Komt dat op één album?
“Na ja, misschien worden het wel vijf albums. Ik ben altijd iemand die tussen club en theater in zweeft. Het is ook een mooie metafoor voor deze tijd denk ik wel; het omarmen van de diversiteit. In plaats van bezig te zijn met ‘oh het moet nu pop zijn of ‘oh het moet nu dit of dat zijn’.
Je schreef eerder over je angsten; in 2009 was ‘rust’ je grootste angst. Hoe is dat nu, 7 jaar later?
[Lacht] “Ben ik genezen? Haha… Ben ik nu rustig? Neeee…. Klink ik rustig? Neeee…
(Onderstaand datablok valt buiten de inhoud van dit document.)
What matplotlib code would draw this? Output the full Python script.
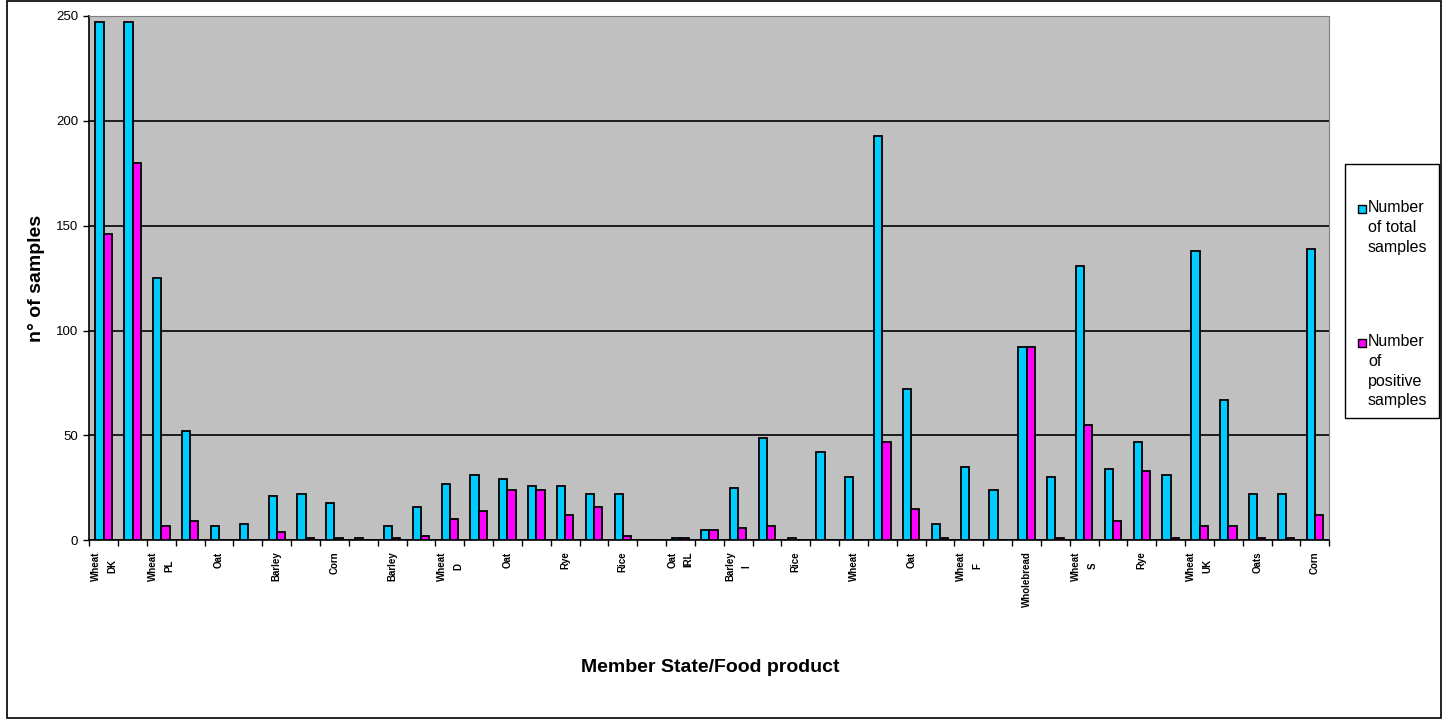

Ik denk dat het antwoord op deze vraag tijdsgebonden is. Volgens mij was ook de dood mijn grootste angst. Ik denk dat angst voor rust alles te maken heeft met angst dat dingen vergankelijk zijn. In feite leef ik nu nog, en heb ik nog steeds net als jij het probleem dat je misschien nog veel vragen hebt, en een relatieve korte tijd hier op aarde.
Ik laat me graag verleiden tot van alles. Ik zoek daarom toch ook wel naar de rust. Maar ik vind het leven te mooi om me niet soms helemaal te laten meeslepen. Het is nu niet een grote angst, maar het is meer dat ik accepteer dat het niet snel rustig zal worden. Daar ben ik ook wel blij om denk ik.”
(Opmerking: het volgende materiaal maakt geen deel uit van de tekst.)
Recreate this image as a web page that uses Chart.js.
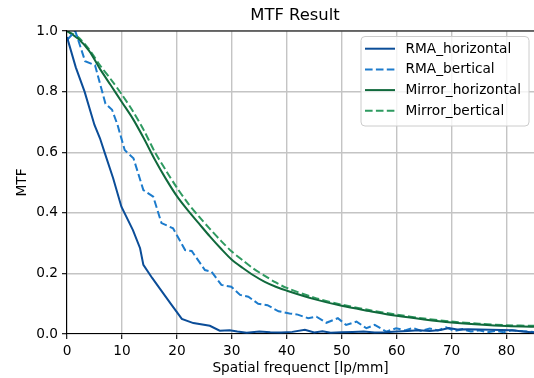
<!DOCTYPE html>
<html>
<head>
<meta charset="utf-8">
<script src="https://cdn.jsdelivr.net/npm/chart.js@4/dist/chart.umd.min.js"></script>
<style>
    body { margin: 0; background: #fff; }
    #wrap { width: 534px; height: 378px; position: relative; }
</style>
</head>
<body>
<div id="wrap"><canvas id="grafica"></canvas></div>
<script>
// Datos (lp/mm -> MTF)
const rmaHx = [0, 1.6, 3.2, 5.0, 6.0, 6.9, 8.4, 9.9, 12.0, 13.3, 13.9, 15.5, 16.9, 19.0, 20.9, 23.0, 26.0, 27.8, 29.6, 31.0, 32.7, 35.0, 37.0, 39.0, 41.0, 43.3, 45.0, 46.5, 48.0, 50.0, 52.0, 54.0, 56.0, 58.0, 60.0, 62.0, 64.0, 66.0, 68.0, 69.5, 71.0, 73.0, 75.0, 77.0, 79.0, 81.0, 83.0, 85.0, 87.0];
const rmaH = [0.98, 0.88, 0.80, 0.69, 0.646, 0.596, 0.514, 0.42, 0.343, 0.283, 0.228, 0.185, 0.15, 0.097, 0.05, 0.036, 0.027, 0.011, 0.012, 0.008, 0.004, 0.008, 0.006, 0.005, 0.007, 0.014, 0.005, 0.009, 0.004, 0.006, 0.007, 0.008, 0.005, 0.006, 0.008, 0.01, 0.012, 0.01, 0.013, 0.02, 0.015, 0.016, 0.015, 0.014, 0.013, 0.012, 0.008, 0.005, 0.004];

const rmaBx = [0, 1.5, 3.3, 5.1, 7.0, 8.2, 9.2, 10.5, 12.1, 13.9, 15.7, 17.2, 19.3, 21.5, 22.7, 25.1, 26.3, 28.1, 29.9, 31.5, 33.0, 34.8, 36.5, 38.5, 40.5, 42.0, 43.9, 45.4, 47.2, 49.3, 50.8, 52.7, 54.5, 56.0, 58.1, 59.9, 61.5, 63.0, 64.5, 66.0, 67.5, 69.0, 70.5, 72.0, 73.5, 75.0, 76.5, 78.0, 79.5, 81.0, 82.5, 84.0, 86.0];
const rmaB = [0.97, 1.0, 0.90, 0.887, 0.76, 0.74, 0.69, 0.607, 0.58, 0.475, 0.453, 0.366, 0.349, 0.277, 0.274, 0.211, 0.206, 0.162, 0.156, 0.129, 0.123, 0.10, 0.095, 0.075, 0.068, 0.064, 0.052, 0.057, 0.037, 0.052, 0.03, 0.041, 0.019, 0.03, 0.008, 0.019, 0.012, 0.02, 0.01, 0.018, 0.012, 0.022, 0.01, 0.016, 0.008, 0.012, 0.006, 0.01, 0.006, 0.012, 0.01, 0.008, 0.005];

const mirX = [0, 2, 4, 6, 8, 10, 12, 14, 16, 18, 20, 22, 24, 26, 28, 30, 32, 34, 36, 38, 40, 45, 50, 55, 60, 65, 70, 75, 80, 85, 90];
const mirH = [1.0, 0.975, 0.935, 0.875, 0.82, 0.765, 0.71, 0.645, 0.575, 0.512, 0.455, 0.408, 0.365, 0.322, 0.282, 0.245, 0.218, 0.193, 0.172, 0.156, 0.143, 0.115, 0.093, 0.076, 0.06, 0.048, 0.038, 0.031, 0.026, 0.024, 0.023];
const mirB = [1.0, 0.98, 0.94, 0.887, 0.84, 0.79, 0.735, 0.672, 0.6, 0.54, 0.483, 0.432, 0.388, 0.347, 0.308, 0.272, 0.243, 0.215, 0.192, 0.17, 0.152, 0.12, 0.097, 0.079, 0.064, 0.051, 0.041, 0.034, 0.029, 0.027, 0.026];

const nombres = ["RMA_horizontal", "RMA_bertical", "Mirror_horizontal", "Mirror_bertical"];
const colores = ["#0b4d98", "#1c7bcc", "#10693c", "#2e9a60"];

const xTicks = [0, 10, 20, 30, 40, 50, 60, 70, 80];
const yTicks = [0, 0.2, 0.4, 0.6, 0.8, 1.0];

function puntos(xs, ys) {
    return xs.map((x, i) => ({ x: x, y: ys[i] }));
}

const FUENTE = "DejaVu Sans";
Chart.defaults.font.family = FUENTE;
Chart.defaults.color = "#000";

// Titulo, marco superior y leyenda estilo matplotlib
const extras = {
    id: "extras",
    afterDraw(chart) {
        const ctx = chart.ctx;
        const area = chart.chartArea;
        ctx.save();

        // marco superior
        ctx.strokeStyle = "#000";
        ctx.lineWidth = 1.1;
        ctx.beginPath();
        ctx.moveTo(area.left, area.top);
        ctx.lineTo(area.right, area.top);
        ctx.stroke();

        // titulo
        ctx.fillStyle = "#000";
        ctx.font = "16.4px '" + FUENTE + "'";
        ctx.textAlign = "center";
        ctx.textBaseline = "middle";
        ctx.fillText("MTF Result", 295, 16);

        // leyenda
        ctx.beginPath();
        ctx.roundRect(361, 36.5, 168, 89.5, 4);
        ctx.fillStyle = "rgba(255,255,255,0.8)";
        ctx.fill();
        ctx.strokeStyle = "#cccccc";
        ctx.lineWidth = 1;
        ctx.stroke();

        ctx.font = "13.7px '" + FUENTE + "'";
        ctx.textAlign = "left";
        chart.data.datasets.forEach((ds, i) => {
            const y = 48.7 + i * 20.7;
            ctx.strokeStyle = ds.borderColor;
            ctx.lineWidth = ds.borderWidth;
            ctx.setLineDash(ds.borderDash || []);
            ctx.beginPath();
            ctx.moveTo(365, y);
            ctx.lineTo(395, y);
            ctx.stroke();
            ctx.setLineDash([]);
            ctx.fillStyle = "#000";
            ctx.fillText(ds.label, 405.5, y + 0.5);
        });
        ctx.restore();
    }
};

const series = [puntos(rmaHx, rmaH), puntos(rmaBx, rmaB), puntos(mirX, mirH), puntos(mirX, mirB)];

new Chart(document.getElementById("grafica"), {
    type: "line",
    data: {
        datasets: series.map((d, i) => ({
            label: nombres[i],
            data: d,
            borderColor: colores[i],
            backgroundColor: colores[i],
            borderWidth: 2,
            borderDash: i % 2 === 1 ? [7.6, 3.3] : [],
            pointRadius: 0,
            tension: i >= 2 ? 0.3 : 0,
            fill: false
        }))
    },
    options: {
        responsive: true,
        maintainAspectRatio: false,
        devicePixelRatio: 1,
        animation: false,
        layout: { padding: { top: 31, left: 0, right: 0, bottom: 0 } },
        plugins: {
            legend: { display: false },
            tooltip: { enabled: false }
        },
        scales: {
            x: {
                type: "linear",
                min: 0,
                max: 85,
                afterFit: (scale) => { scale.height = 44; },
                afterBuildTicks: (scale) => { scale.ticks = xTicks.map(v => ({ value: v })); },
                ticks: {
                    autoSkip: false,
                    maxRotation: 0,
                    padding: 4,
                    font: { size: 13.7 },
                    callback: (v) => String(v)
                },
                grid: { color: "#c4c4c4", lineWidth: 1.4, tickLength: 5, tickColor: "#000", tickWidth: 1.1 },
                border: { color: "#000", width: 1.1 },
                title: {
                    display: true,
                    text: "Spatial frequenct [lp/mm]",
                    font: { size: 13.7 },
                    padding: { top: 0, bottom: 1 }
                }
            },
            y: {
                min: 0,
                max: 1,
                afterFit: (scale) => { scale.width = 67; },
                afterBuildTicks: (scale) => { scale.ticks = yTicks.map(v => ({ value: v })); },
                ticks: {
                    padding: 4,
                    font: { size: 13.7 },
                    callback: (v) => Number(v).toFixed(1)
                },
                grid: { color: "#c4c4c4", lineWidth: 1.4, tickLength: 5, tickColor: "#000", tickWidth: 1.1 },
                border: { color: "#000", width: 1.1 },
                title: {
                    display: true,
                    text: "MTF",
                    font: { size: 13.7 },
                    padding: { top: 14, bottom: 0 }
                }
            }
        }
    },
    plugins: [extras]
});
</script>
</body>
</html>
Je komt over als een gevoelsmens en als iemand die veel nadenkt, filosofeert en analyseert. Hoe houd je je staande in de zakelijke muziekwereld?
“Ik houd me staande, al best lang. Ik vind het best moeilijk soms, maar ik heb manieren gevonden om mij te richten op ‘waarom ik erin zit’. Ik doe het niet voor tussen de schuifdeuren. Ik doe het niet als hobby, en ik doe het ook niet voor mezelf."
Zie je het dan deels als iets zakelijks?
“Nee, ik heb geaccepteerd dat als ik er mee op een podium wil staan, dat het iets zakelijks wórdt. Dus ik moet mijzelf soms in tweeën splitsen. Ik zoek dan een plek waar ik mijn sensitiviteit en creativiteit kan uiten. Daarnaast heb ik het geluk dat ik ook op een één of andere manier een talent heb voor de andere kant: visie, strategie, positionering, PR en al die zaken. En de juiste mensen om mij heen. Dus ik hou mij heel goed staande omdat dat ook het spel is dat je moet spelen als je mee wilt doen in de professionele wereld.”
Het lúkt je dus wel om dat spel te spelen?
“Ja, en ik merk het ook als het niet lukt. Dan ben ik overwerkt of overprikkeld en dan moet ik er even uit.”
Wat denk je als je dit ziet? [Ik geef een foto, gemaakt in New York, 7 december 2015. We zien David Bowie -2e van rechts-, na afloop van zijn voorstelling Lazarus. David Bowie overleed niet veel later, op 10 januari 2016 ]
[Wende glundert] “Ja ik was hier op de première! Mijn liefje heeft deze foto gemaakt. Goh, ik was wel heel erg… Ik zou gaan zingen op de opening van de David Bowie-tentoonstelling in het Groninger Museum op 10 december. Ik ging dus 7 december naar die première en in één keer….” [stilte]
Hij wíst toen al…. [dat hij ziek was]
“Ja al heel lang wist hij het..”
Wat voor gevoel geeft je dat nu?
“Ik heb een enorme bewondering voor David Bowie als artiest, muziekmaker, performer en als stijlicoon. Ik vind het daarnaast zó chique .… Hij begrijpt echt wat het is om een ster te zijn. Hij weet wat er in het publieke domein hoort -dat kan persoonlijk zijn-, en wat in het privé domein. Het feit dat hij niets over zijn ziekte heeft gezegd tijdens het uitbrengen van Blackstar…. En alles in Lazarus gaat over de dood…[denkt na]… Ik respecteer hem als vakman gewoon enorm, en als mens ook.
Jij hebt het over de mens achter de muzikant: dat hij [David Bowie] het heel erg gescheiden heeft gehouden vind ik mooi. Ik vind managers die vinden dat je dat soort informatie als wisselgeld moet geven slecht.
Als je het hebt over hoe je je staande houdt, dan denk ik: ja dit is dé manier.”